Exercise objective
From the first line of the data down to and including the line with "from matplotlib.transforms import", copy everything exactly, leaving out pictures.

Available data
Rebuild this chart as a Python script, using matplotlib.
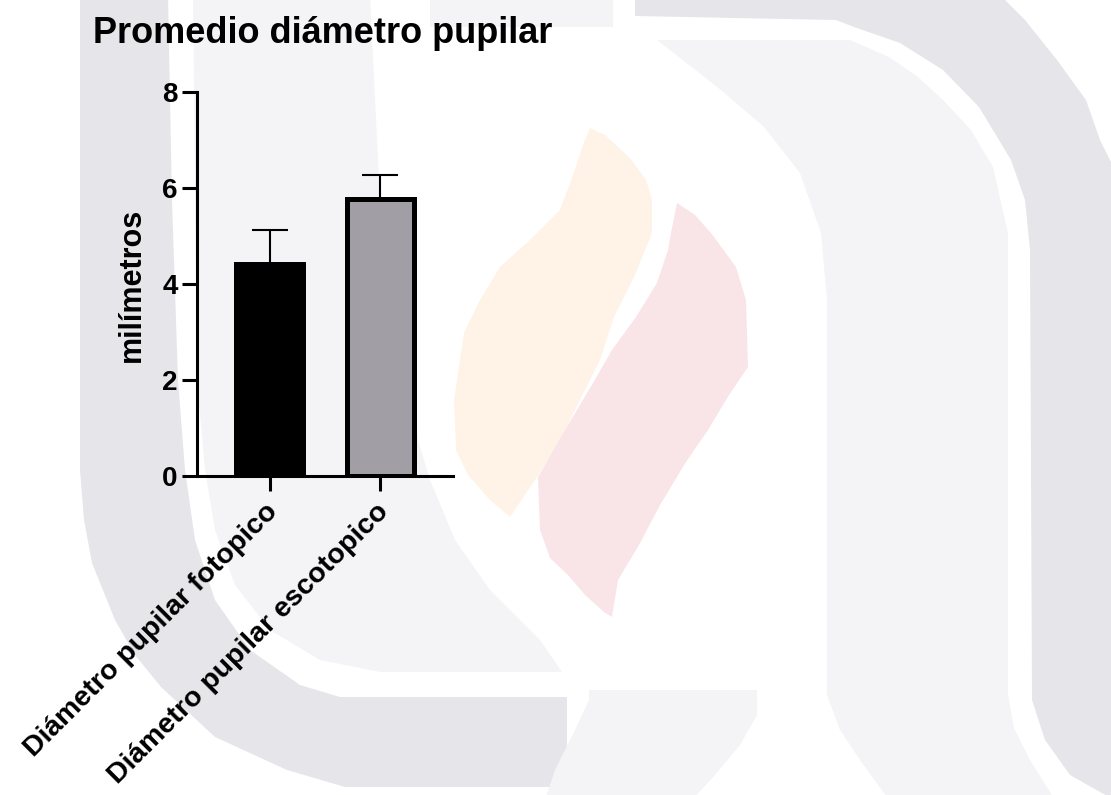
import matplotlib
matplotlib.use("Agg")
import matplotlib.pyplot as plt
from matplotlib.patches import Polygon
from matplotlib.transforms import ScaledTranslation

# Pupil diameter means (mm) with upper SD bars
categories = ["Diámetro pupilar fotopico", "Diámetro pupilar escotopico"]
means = [4.42, 5.78]
errors_up = [0.70, 0.49]
bar_colors = ["#000000", "#a19fa5"]
y_ticks = [0, 2, 4, 6, 8]

W, H = 1111, 795

plt.rcParams["font.family"] = ["Liberation Sans", "DejaVu Sans"]
plt.rcParams["font.weight"] = "bold"


def draw_watermark(fig):
    """Faint institutional logo behind the plot (pixel coordinates)."""
    bg = fig.add_axes([0, 0, 1, 1], zorder=-10)
    bg.set_xlim(0, W)
    bg.set_ylim(H, 0)
    bg.axis("off")

    dark = "#e6e5ea"
    light = "#f4f4f7"
    orange = "#fef3e6"
    pink = "#f9e5e7"

    shapes = [
        # left arch, inner light part
        (light, [(193, -5), (370, -5), (380, 200), (400, 350), (418, 440),
                 (430, 480), (455, 540), (490, 590), (540, 640), (562, 672),
                 (380, 672), (320, 660), (270, 630), (235, 585), (215, 530),
                 (205, 470), (197, 380)]),
        # left arch, outer dark band
        (dark, [(80, -5), (80, 470), (84, 520), (92, 563), (115, 620),
                (135, 655), (161, 687), (215, 737), (287, 770), (345, 787),
                (552, 787), (567, 760), (567, 697), (340, 697), (300, 685),
                (250, 650), (215, 600), (195, 540), (185, 470), (178, 380),
                (172, 200), (168, -5)]),
        # small strips
        (light, [(430, -5), (613, -5), (613, 27), (430, 27)]),
        (light, [(589, 690), (757, 690), (757, 715), (740, 745), (715, 775),
                 (692, 800), (545, 800), (555, 770), (575, 730), (589, 700)]),
        # right arch, outer dark band
        (dark, [(635, -5), (1000, -5), (1025, 20), (1057, 60), (1086, 100),
                (1100, 140), (1115, 170), (1115, 800), (1100, 792),
                (1070, 775), (1045, 740), (1032, 700), (1030, 250),
                (1025, 200), (1011, 160), (979, 107), (943, 70), (900, 43),
                (854, 27), (836, 20), (635, 16)]),
        # right arch, inner light leg
        (light, [(657, 40), (850, 40), (889, 57), (918, 77), (943, 100),
                 (971, 130), (993, 167), (1008, 233), (1008, 695),
                 (1014, 728), (1030, 760), (1055, 800), (889, 800),
                 (860, 760), (840, 730), (827, 695), (827, 300), (821, 233),
                 (800, 173), (764, 127), (721, 90)]),
        # flames
        (orange, [(590, 128), (605, 135), (630, 158), (646, 180), (652, 200),
                  (652, 233), (635, 275), (614, 317), (600, 360), (580, 400),
                  (560, 440), (535, 480), (510, 517), (490, 500), (468, 475),
                  (456, 450), (454, 400), (464, 333), (480, 300), (500, 267),
                  (530, 240), (560, 210), (575, 170), (583, 145)]),
        (pink, [(677, 203), (695, 215), (711, 233), (736, 267), (746, 300),
                (748, 367), (729, 395), (708, 430), (686, 462), (660, 505),
                (639, 545), (618, 580), (612, 617), (604, 612), (585, 595),
                (568, 575), (550, 558), (540, 530), (538, 477), (565, 430),
                (593, 383), (612, 350), (636, 317), (657, 283), (668, 250),
                (671, 233)]),
    ]
    for color, pts in shapes:
        bg.add_patch(Polygon(pts, closed=True, facecolor=color,
                             edgecolor="none"))


fig = plt.figure(figsize=(W / 100, H / 100), dpi=100)
fig.patch.set_facecolor("white")
draw_watermark(fig)

ax = fig.add_axes([197 / W, 1 - 476 / H, (453 - 197) / W, (476 - 92) / H])
ax.set_facecolor("none")

x = list(range(len(categories)))
ax.bar(x, means, width=0.61, color=bar_colors, edgecolor="black",
       linewidth=3.6, zorder=3)
ax.errorbar(x, means, yerr=[[0] * len(errors_up), errors_up], fmt="none",
            ecolor="black", elinewidth=1.5, capsize=13.3, capthick=1.5,
            zorder=2)

ax.set_xlim(-0.66, 1.66)
ax.set_ylim(0, 8)
ax.set_yticks(y_ticks)
ax.set_xticks(x)
ax.set_xticklabels([])

# slanted category names, hung just below each tick
label_offset = ScaledTranslation(-0.05, -0.23, fig.dpi_scale_trans)
for xi, name in zip(x, categories):
    ax.text(xi, 0, name, transform=ax.get_xaxis_transform() + label_offset,
            rotation=45, ha="right", va="top", rotation_mode="anchor",
            fontsize=20.5)

for side in ("top", "right"):
    ax.spines[side].set_visible(False)
for side in ("left", "bottom"):
    ax.spines[side].set_linewidth(2.2)
ax.tick_params(axis="both", length=11, width=2.2, pad=4)
ax.tick_params(axis="y", labelsize=20, pad=3)

fig.text(132 / W, 1 - 285 / H, "milímetros", rotation=90, ha="center",
         va="center", fontsize=22)
fig.text(93 / W, 1 - 43 / H, "Promedio diámetro pupilar", ha="left",
         va="baseline", fontsize=26)

fig.savefig("out.png", dpi=100, facecolor="white")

Task result
Rebuild this chart as a Python script, using matplotlib.
import matplotlib
matplotlib.use("Agg")
import matplotlib.pyplot as plt
from matplotlib.patches import Polygon
from matplotlib.transforms import ScaledTranslation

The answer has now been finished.